Dylan Stoll | Health Editor
Featured Image: The plastic we use is now showing up in our food. | Courtesy of Pixabay
We’ve all seen the picture of the bird carcass filled with plastic garbage, or the video of the turtle with a straw up its nose, but what about the plastic that we can’t see?
Microplastics are plastic particles that range in diameter from five millimeters down to 100 nanometers. Due to their incredibly small size, microplastics are being found in the tissues of animals, and not just the digestive tissues.
Most of the scientists who analyze microplastic content in animals tend to focus on their digestive tracts, but a recent study has discovered microplastics in the liver of fish. This suggests that microplastics can invade tissues other than that of the digestive tract, which are the tissues that we eat.

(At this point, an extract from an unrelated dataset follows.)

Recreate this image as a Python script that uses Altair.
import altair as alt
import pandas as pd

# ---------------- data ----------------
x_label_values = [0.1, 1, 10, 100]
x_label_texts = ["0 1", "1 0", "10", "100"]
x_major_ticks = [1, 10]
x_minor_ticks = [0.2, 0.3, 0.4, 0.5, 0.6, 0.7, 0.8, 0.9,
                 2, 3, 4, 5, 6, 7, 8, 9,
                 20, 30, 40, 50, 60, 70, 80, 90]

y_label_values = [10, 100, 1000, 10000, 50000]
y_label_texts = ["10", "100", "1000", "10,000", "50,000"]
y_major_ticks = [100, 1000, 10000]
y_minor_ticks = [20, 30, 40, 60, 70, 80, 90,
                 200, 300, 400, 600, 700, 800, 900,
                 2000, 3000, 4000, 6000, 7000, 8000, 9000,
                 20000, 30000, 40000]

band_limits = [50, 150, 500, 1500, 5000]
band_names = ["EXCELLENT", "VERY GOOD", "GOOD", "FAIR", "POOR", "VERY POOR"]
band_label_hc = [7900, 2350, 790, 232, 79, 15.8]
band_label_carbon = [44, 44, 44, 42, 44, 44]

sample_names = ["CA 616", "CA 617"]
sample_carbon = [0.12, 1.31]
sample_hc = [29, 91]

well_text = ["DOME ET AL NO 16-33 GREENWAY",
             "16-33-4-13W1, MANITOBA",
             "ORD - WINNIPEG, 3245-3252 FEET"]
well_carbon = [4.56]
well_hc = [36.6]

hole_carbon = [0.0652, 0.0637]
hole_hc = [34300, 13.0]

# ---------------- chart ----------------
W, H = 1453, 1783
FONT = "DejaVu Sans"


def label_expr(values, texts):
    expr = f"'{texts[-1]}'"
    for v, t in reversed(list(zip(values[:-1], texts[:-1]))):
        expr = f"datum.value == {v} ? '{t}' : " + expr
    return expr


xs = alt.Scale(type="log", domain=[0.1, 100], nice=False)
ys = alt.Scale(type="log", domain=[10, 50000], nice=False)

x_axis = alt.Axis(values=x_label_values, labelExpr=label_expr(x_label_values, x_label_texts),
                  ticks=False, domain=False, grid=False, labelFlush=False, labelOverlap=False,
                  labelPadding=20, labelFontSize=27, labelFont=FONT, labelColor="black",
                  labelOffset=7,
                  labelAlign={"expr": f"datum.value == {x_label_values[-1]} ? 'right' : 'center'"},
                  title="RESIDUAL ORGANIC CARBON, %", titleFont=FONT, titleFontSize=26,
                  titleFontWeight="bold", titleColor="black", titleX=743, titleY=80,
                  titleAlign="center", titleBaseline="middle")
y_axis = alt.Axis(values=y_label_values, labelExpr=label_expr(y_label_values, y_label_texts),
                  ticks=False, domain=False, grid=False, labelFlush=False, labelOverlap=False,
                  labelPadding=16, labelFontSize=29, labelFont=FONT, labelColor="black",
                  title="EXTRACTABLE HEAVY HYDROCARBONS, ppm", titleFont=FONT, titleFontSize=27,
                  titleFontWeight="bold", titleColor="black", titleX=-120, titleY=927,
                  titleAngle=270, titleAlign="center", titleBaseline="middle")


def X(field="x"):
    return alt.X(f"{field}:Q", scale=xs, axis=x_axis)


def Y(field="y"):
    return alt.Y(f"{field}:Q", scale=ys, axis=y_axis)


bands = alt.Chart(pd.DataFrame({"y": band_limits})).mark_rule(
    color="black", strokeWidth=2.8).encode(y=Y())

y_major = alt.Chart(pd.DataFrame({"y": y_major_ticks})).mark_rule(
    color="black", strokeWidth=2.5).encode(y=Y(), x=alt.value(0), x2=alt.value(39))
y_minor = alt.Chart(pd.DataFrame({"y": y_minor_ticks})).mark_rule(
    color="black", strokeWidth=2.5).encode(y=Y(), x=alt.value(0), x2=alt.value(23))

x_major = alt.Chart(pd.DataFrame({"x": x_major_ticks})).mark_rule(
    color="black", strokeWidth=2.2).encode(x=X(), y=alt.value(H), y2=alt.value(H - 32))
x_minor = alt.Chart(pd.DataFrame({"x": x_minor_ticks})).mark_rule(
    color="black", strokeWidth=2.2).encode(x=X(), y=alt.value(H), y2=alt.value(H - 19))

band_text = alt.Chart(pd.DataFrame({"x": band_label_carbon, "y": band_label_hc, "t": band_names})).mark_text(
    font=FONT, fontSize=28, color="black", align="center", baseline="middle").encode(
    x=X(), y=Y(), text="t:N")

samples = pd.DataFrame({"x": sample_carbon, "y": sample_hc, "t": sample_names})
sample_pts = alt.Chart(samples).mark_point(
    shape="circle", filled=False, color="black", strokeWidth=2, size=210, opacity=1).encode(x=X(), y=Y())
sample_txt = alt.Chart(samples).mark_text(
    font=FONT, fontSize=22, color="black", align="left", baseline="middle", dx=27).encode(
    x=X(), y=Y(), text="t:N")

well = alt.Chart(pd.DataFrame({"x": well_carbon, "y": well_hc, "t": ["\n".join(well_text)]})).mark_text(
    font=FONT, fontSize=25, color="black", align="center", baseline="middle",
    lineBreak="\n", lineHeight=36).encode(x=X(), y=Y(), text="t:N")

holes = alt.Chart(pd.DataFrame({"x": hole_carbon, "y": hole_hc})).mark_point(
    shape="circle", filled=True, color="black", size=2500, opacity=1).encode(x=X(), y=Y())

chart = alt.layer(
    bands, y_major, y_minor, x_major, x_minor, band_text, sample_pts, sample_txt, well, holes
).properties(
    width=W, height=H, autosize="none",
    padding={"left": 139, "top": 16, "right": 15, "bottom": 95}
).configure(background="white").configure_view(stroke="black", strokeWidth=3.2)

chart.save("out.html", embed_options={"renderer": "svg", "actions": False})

As if by some twisted form of irony, what we have thrown away has returned to haunt us. Microplastics have been found in some of our most commonly eaten foods, such as canned fish, mussels, and chicken (the gizzard specifically). As if matters couldn’t get any worse, microplastics have been detected in honey, beer, and even sea salt.
But the worst of all is bottled water, which has one of the highest amounts of microplastics, as the container itself contributes to the microplastic contents. People also tend to reuse plastic bottles to reduce waste, which only furthers their exposure.
One of the more unsuspecting, and unfortunately unavoidable, source of microplastic contamination is from the air, or rather, the dust in the air. A recent study estimates that over 70,000 microplastics from dust settles onto our food annually.
You may be wondering, “If we are eating it, where is it going?” Similar to everything we eat, it goes in one end and comes out the other. Microplastics have been found in human stool samples, which supports the evidence that the human food chain has been entirely invaded by plastic.
Although found in a small study with only eight participants from Europe, every participant’s stool contained microplastic content. On average, about 20 particles of microplastic were found in every 10 kg of excreta. According to the authors of the study, they estimated that “more than 50% of the world population might have microplastics in their stools.”
But we aren’t the only ones in danger. Since humans are a relatively larger animal, microplastic exposure (although still dangerous) is less detrimental to us than it would be to a much smaller animal, such as fish larvae. National Geographic interviewed Jamison Gove, an oceanographer, and Jonathan Whitney, a fish biologist, on the subject of microplastics in marine environments.
On the topic of fish larvae, Gove stated: “They’ve beaten a lot of odds to get this far. They hatched, they found the slick, they’re feeding and growing. This is one-tenth of one percent that made it this far; they’re the lucky ones. And now plastics are coming in.” It really only takes one piece of microplastic to kill a fish larva.
As Whitney explained: “If they get a piece of plastic, that could be it. A single thread in the stomach of a larval fish is potentially a killer.”
So take care of what you throw away, and choose carefully where you throw it; what goes around comes around, and karma’s a—well, you know how it goes.